* **The task**: Make an exact transcription of the material, leaving out all images.

* **Information supplied**:
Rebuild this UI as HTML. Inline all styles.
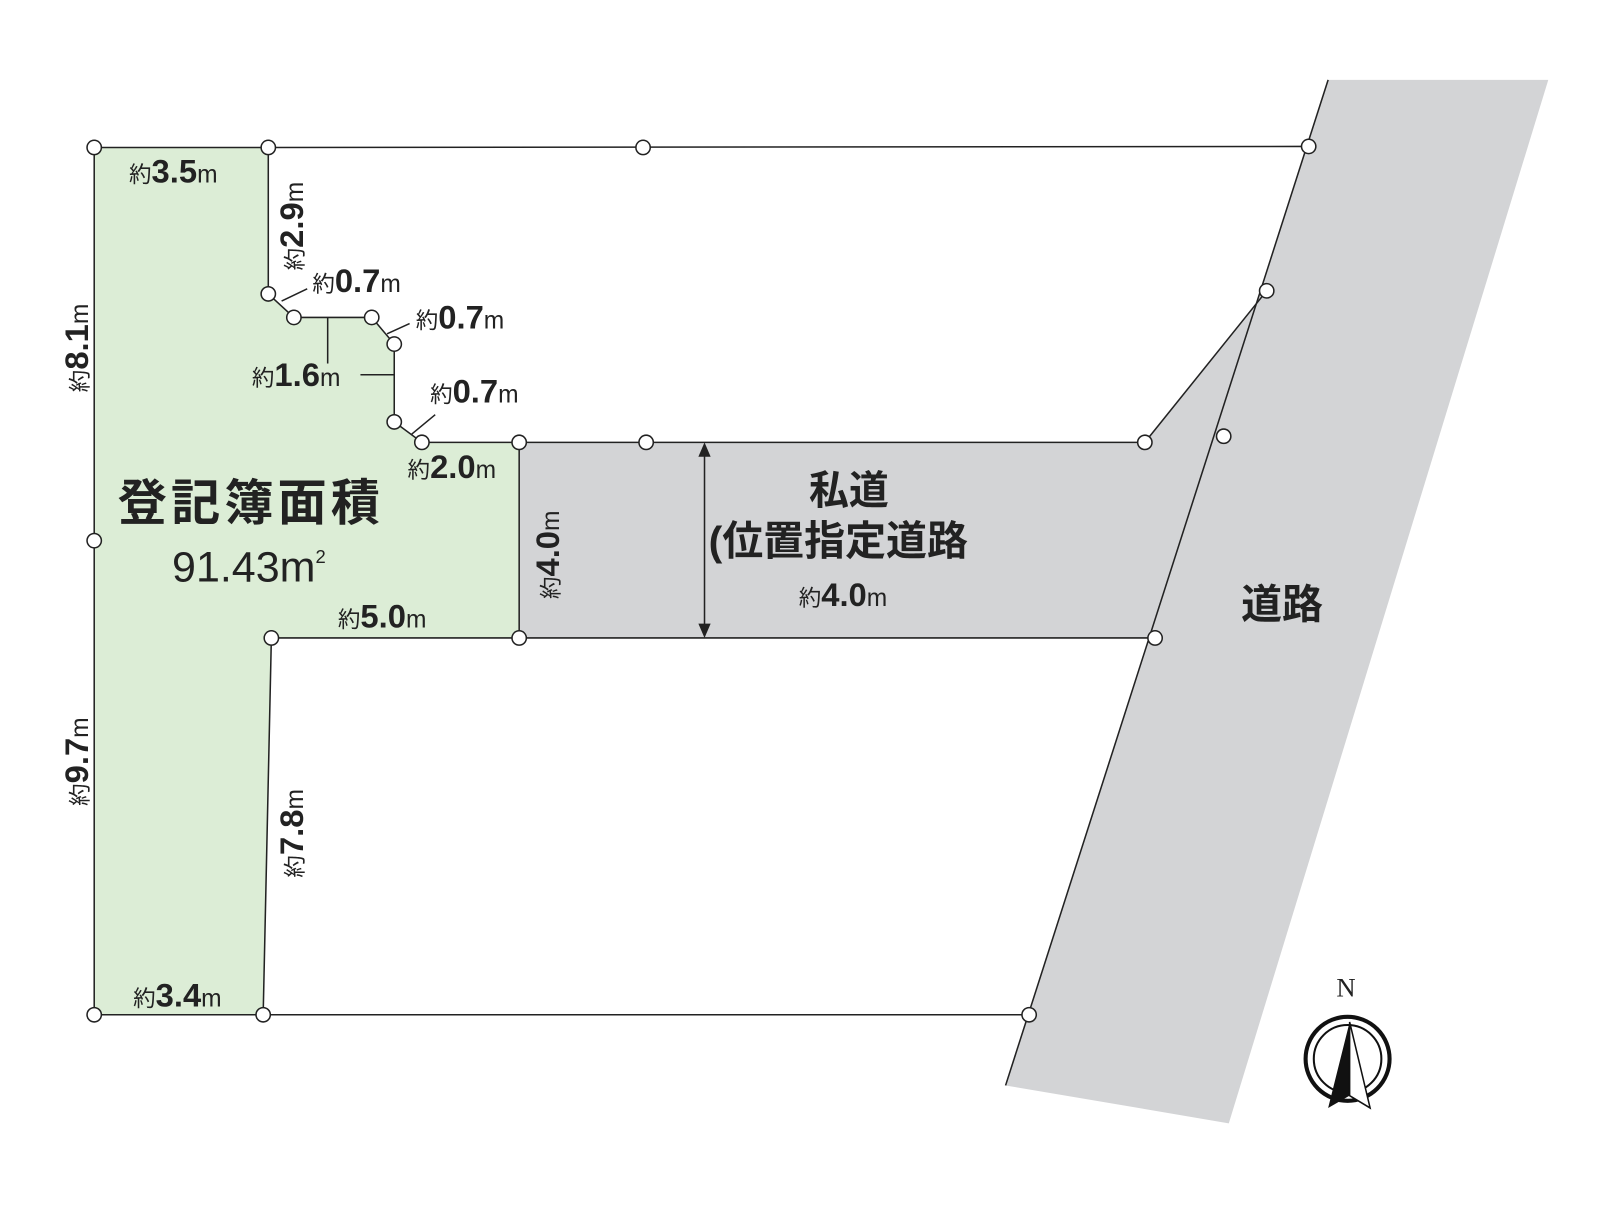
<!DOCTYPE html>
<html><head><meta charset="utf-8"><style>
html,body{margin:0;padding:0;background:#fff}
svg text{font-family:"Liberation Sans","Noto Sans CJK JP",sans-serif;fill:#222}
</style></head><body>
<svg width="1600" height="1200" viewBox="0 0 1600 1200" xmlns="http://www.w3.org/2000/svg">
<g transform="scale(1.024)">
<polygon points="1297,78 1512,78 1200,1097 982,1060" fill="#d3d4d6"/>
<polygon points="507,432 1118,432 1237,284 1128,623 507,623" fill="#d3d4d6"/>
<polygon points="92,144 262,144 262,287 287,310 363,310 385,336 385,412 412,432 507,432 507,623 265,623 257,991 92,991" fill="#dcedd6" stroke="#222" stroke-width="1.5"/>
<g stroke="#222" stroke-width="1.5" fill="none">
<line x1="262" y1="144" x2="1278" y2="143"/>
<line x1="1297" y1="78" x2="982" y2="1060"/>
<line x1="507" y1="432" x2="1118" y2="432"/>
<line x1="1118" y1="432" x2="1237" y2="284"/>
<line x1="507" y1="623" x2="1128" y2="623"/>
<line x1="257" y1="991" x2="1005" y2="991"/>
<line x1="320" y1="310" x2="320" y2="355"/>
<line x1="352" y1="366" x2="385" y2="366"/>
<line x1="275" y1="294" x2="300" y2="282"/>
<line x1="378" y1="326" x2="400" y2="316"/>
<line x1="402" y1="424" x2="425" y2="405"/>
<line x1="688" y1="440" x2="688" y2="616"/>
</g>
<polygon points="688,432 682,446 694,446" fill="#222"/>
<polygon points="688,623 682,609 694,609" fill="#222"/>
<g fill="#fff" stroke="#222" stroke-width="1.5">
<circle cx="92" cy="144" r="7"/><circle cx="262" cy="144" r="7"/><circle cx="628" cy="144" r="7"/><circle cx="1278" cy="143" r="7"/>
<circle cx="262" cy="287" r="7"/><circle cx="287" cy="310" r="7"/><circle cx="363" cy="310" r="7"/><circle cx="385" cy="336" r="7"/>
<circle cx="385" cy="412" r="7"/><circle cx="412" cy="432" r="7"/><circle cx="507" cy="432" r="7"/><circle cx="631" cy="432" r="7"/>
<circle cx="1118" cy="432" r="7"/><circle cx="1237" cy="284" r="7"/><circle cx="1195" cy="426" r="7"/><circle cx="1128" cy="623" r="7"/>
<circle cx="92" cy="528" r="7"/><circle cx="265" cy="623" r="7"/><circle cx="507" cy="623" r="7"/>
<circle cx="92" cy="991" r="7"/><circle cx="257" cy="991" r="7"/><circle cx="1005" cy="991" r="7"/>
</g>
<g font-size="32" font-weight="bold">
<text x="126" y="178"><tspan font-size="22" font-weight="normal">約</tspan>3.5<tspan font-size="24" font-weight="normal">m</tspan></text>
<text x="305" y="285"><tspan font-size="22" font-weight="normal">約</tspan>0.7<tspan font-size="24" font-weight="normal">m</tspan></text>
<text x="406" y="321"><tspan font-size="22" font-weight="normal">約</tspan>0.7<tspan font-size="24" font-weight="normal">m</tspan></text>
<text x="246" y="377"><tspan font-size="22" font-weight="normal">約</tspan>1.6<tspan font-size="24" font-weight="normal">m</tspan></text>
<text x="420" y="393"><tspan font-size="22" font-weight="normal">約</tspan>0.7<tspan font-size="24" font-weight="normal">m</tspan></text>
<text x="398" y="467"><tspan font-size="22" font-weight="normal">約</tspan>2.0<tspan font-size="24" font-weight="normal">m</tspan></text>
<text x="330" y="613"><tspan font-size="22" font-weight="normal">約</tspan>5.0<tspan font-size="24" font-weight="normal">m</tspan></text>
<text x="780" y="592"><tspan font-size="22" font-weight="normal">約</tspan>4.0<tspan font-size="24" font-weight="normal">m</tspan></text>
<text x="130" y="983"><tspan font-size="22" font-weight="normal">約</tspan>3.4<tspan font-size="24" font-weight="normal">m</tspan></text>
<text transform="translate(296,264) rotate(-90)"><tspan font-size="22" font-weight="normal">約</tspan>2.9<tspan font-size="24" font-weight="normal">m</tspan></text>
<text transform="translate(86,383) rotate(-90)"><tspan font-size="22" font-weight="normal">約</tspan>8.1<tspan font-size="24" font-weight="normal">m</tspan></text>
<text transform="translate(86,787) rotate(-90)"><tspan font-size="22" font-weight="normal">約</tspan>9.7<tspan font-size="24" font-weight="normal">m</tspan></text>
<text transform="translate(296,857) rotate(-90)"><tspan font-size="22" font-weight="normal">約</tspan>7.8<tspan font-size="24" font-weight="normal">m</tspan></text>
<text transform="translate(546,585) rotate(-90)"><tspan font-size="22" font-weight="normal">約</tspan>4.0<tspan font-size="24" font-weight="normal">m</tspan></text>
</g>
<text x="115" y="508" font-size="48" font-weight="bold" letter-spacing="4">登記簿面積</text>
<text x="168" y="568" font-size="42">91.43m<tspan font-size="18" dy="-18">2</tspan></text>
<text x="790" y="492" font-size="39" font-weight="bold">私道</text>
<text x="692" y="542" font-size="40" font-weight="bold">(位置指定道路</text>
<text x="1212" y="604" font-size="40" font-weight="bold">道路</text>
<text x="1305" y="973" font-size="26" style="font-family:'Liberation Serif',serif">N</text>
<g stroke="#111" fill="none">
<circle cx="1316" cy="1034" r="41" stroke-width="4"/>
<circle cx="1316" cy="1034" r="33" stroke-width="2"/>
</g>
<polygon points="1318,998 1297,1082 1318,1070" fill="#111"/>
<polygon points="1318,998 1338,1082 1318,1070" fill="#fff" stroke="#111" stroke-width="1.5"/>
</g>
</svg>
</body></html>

* **Answer to this task**:
Rebuild this UI as HTML. Inline all styles.
<!DOCTYPE html>
<html><head><meta charset="utf-8"><style>
html,body{margin:0;padding:0;background:#fff}
svg text{font-family:"Liberation Sans","Noto Sans CJK JP",sans-serif;fill:#222}
</style></head><body>
<svg width="1600" height="1200" viewBox="0 0 1600 1200" xmlns="http://www.w3.org/2000/svg">
<g transform="scale(1.024)">
<polygon points="1297,78 1512,78 1200,1097 982,1060" fill="#d3d4d6"/>
<polygon points="507,432 1118,432 1237,284 1128,623 507,623" fill="#d3d4d6"/>
<polygon points="92,144 262,144 262,287 287,310 363,310 385,336 385,412 412,432 507,432 507,623 265,623 257,991 92,991" fill="#dcedd6" stroke="#222" stroke-width="1.5"/>
<g stroke="#222" stroke-width="1.5" fill="none">
<line x1="262" y1="144" x2="1278" y2="143"/>
<line x1="1297" y1="78" x2="982" y2="1060"/>
<line x1="507" y1="432" x2="1118" y2="432"/>
<line x1="1118" y1="432" x2="1237" y2="284"/>
<line x1="507" y1="623" x2="1128" y2="623"/>
<line x1="257" y1="991" x2="1005" y2="991"/>
<line x1="320" y1="310" x2="320" y2="355"/>
<line x1="352" y1="366" x2="385" y2="366"/>
<line x1="275" y1="294" x2="300" y2="282"/>
<line x1="378" y1="326" x2="400" y2="316"/>
<line x1="402" y1="424" x2="425" y2="405"/>
<line x1="688" y1="440" x2="688" y2="616"/>
</g>
<polygon points="688,432 682,446 694,446" fill="#222"/>
<polygon points="688,623 682,609 694,609" fill="#222"/>
<g fill="#fff" stroke="#222" stroke-width="1.5">
<circle cx="92" cy="144" r="7"/><circle cx="262" cy="144" r="7"/><circle cx="628" cy="144" r="7"/><circle cx="1278" cy="143" r="7"/>
<circle cx="262" cy="287" r="7"/><circle cx="287" cy="310" r="7"/><circle cx="363" cy="310" r="7"/><circle cx="385" cy="336" r="7"/>
<circle cx="385" cy="412" r="7"/><circle cx="412" cy="432" r="7"/><circle cx="507" cy="432" r="7"/><circle cx="631" cy="432" r="7"/>
<circle cx="1118" cy="432" r="7"/><circle cx="1237" cy="284" r="7"/><circle cx="1195" cy="426" r="7"/><circle cx="1128" cy="623" r="7"/>
<circle cx="92" cy="528" r="7"/><circle cx="265" cy="623" r="7"/><circle cx="507" cy="623" r="7"/>
<circle cx="92" cy="991" r="7"/><circle cx="257" cy="991" r="7"/><circle cx="1005" cy="991" r="7"/>
</g>
<g font-size="32" font-weight="bold">
<text x="126" y="178"><tspan font-size="22" font-weight="normal">約</tspan>3.5<tspan font-size="24" font-weight="normal">m</tspan></text>
<text x="305" y="285"><tspan font-size="22" font-weight="normal">約</tspan>0.7<tspan font-size="24" font-weight="normal">m</tspan></text>
<text x="406" y="321"><tspan font-size="22" font-weight="normal">約</tspan>0.7<tspan font-size="24" font-weight="normal">m</tspan></text>
<text x="246" y="377"><tspan font-size="22" font-weight="normal">約</tspan>1.6<tspan font-size="24" font-weight="normal">m</tspan></text>
<text x="420" y="393"><tspan font-size="22" font-weight="normal">約</tspan>0.7<tspan font-size="24" font-weight="normal">m</tspan></text>
<text x="398" y="467"><tspan font-size="22" font-weight="normal">約</tspan>2.0<tspan font-size="24" font-weight="normal">m</tspan></text>
<text x="330" y="613"><tspan font-size="22" font-weight="normal">約</tspan>5.0<tspan font-size="24" font-weight="normal">m</tspan></text>
<text x="780" y="592"><tspan font-size="22" font-weight="normal">約</tspan>4.0<tspan font-size="24" font-weight="normal">m</tspan></text>
<text x="130" y="983"><tspan font-size="22" font-weight="normal">約</tspan>3.4<tspan font-size="24" font-weight="normal">m</tspan></text>
<text transform="translate(296,264) rotate(-90)"><tspan font-size="22" font-weight="normal">約</tspan>2.9<tspan font-size="24" font-weight="normal">m</tspan></text>
<text transform="translate(86,383) rotate(-90)"><tspan font-size="22" font-weight="normal">約</tspan>8.1<tspan font-size="24" font-weight="normal">m</tspan></text>
<text transform="translate(86,787) rotate(-90)"><tspan font-size="22" font-weight="normal">約</tspan>9.7<tspan font-size="24" font-weight="normal">m</tspan></text>
<text transform="translate(296,857) rotate(-90)"><tspan font-size="22" font-weight="normal">約</tspan>7.8<tspan font-size="24" font-weight="normal">m</tspan></text>
<text transform="translate(546,585) rotate(-90)"><tspan font-size="22" font-weight="normal">約</tspan>4.0<tspan font-size="24" font-weight="normal">m</tspan></text>
</g>
<text x="115" y="508" font-size="48" font-weight="bold" letter-spacing="4">登記簿面積</text>
<text x="168" y="568" font-size="42">91.43m<tspan font-size="18" dy="-18">2</tspan></text>
<text x="790" y="492" font-size="39" font-weight="bold">私道</text>
<text x="692" y="542" font-size="40" font-weight="bold">(位置指定道路</text>
<text x="1212" y="604" font-size="40" font-weight="bold">道路</text>
<text x="1305" y="973" font-size="26" style="font-family:'Liberation Serif',serif">N</text>
<g stroke="#111" fill="none">
<circle cx="1316" cy="1034" r="41" stroke-width="4"/>
<circle cx="1316" cy="1034" r="33" stroke-width="2"/>
</g>
<polygon points="1318,998 1297,1082 1318,1070" fill="#111"/>
<polygon points="1318,998 1338,1082 1318,1070" fill="#fff" stroke="#111" stroke-width="1.5"/>
</g>
</svg>
</body></html>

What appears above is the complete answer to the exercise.